Sky Mavis, the developer behind the play-to-earn video game Axie Infinity said that it's preparing to re-open the Ronin bridge that fell victim to a $552 million hack in March.

The re-opening of the Ronin bridge, which was used by players to transfer assets between the Ronin chain and the Ethereum network, is planned on June 28th, “with all user funds returned,” according to the latest community update.

The team also said that a hard fork will be required for the re-launch of the bridge, which means that all node operators will be required to update their software.

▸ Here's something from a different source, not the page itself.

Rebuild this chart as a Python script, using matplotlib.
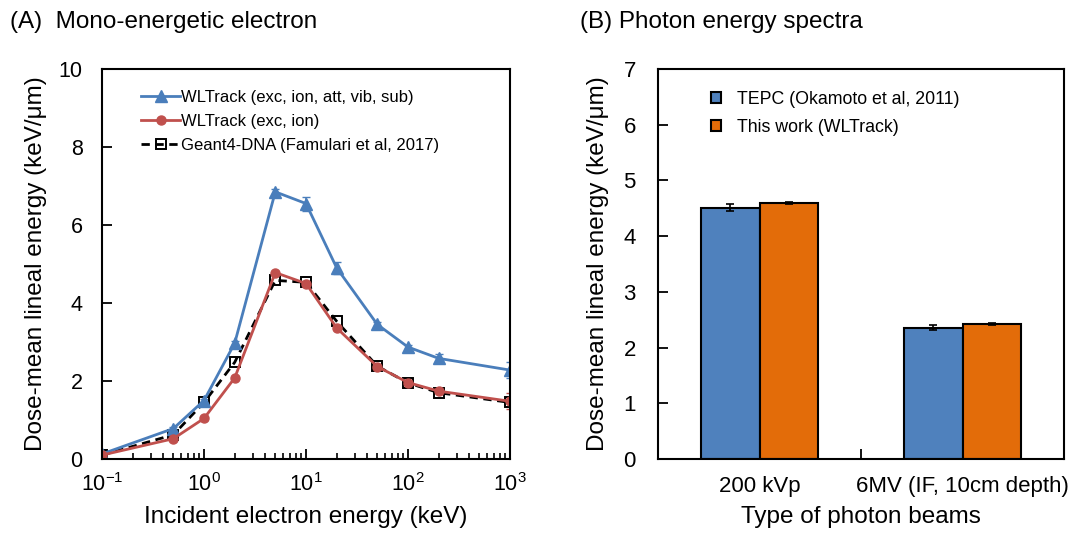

Node operators that act as validators on the network have already been informed what steps they need to take, whereas the non-validator nodes will need to follow specific instructions shared by the developers.


The Ronin hack

The Ronin bridge exploit at the end of March was one of the largest in the world of crypto, with the hacker making away with an estimated $552 million in Ethereum and USDC (based on their value at the time of the hack) being drained from the protocol.

The attacker reportedly used stolen private keys to sign transactions from five of the nine validator nodes on the network, including four of Sky Mavis’ own validators.

Earlier this week Sky Mavis announced that the re-designed Ronin bridge had passed an audit from the crypto security firm Certik, coming back “with minor suggestions.”


“We are implementing Certik’s improvement recommendations and will begin to deploy the validator Governance Smart Contract,” Ronin said on Tuesday.

Following the incident, Sky Mavis has pledged to either recover or reimburse the stolen user funds.

The company raised $150 million in fresh funding in April to aid the process. Crypto exchange Binance led the fundraise, with participation from Animoca Brands, Andreessen Horowitz, Paradigm, and others.

The developers also launched a $1 million bug bounty program to “encourage responsible disclosure of security vulnerabilities.”

Some of the funds stolen in the attack—around $7 million in ETH—were subsequently sent to the cryptocurrency mixing service Tornado Cash, with the U.S. Treasury identifying three additional wallet addresses—allegedly tied to North Korea’s Lazarus hacking group—that were related to the attack in April.

Several cross-chain bridges have fallen victim to exploits in recent months; in February, a hacker stole $320 million from the Wormhole bridge between Solana and Ethereum, while just this morning Harmony's Horizon bridge was hacked for $100 million.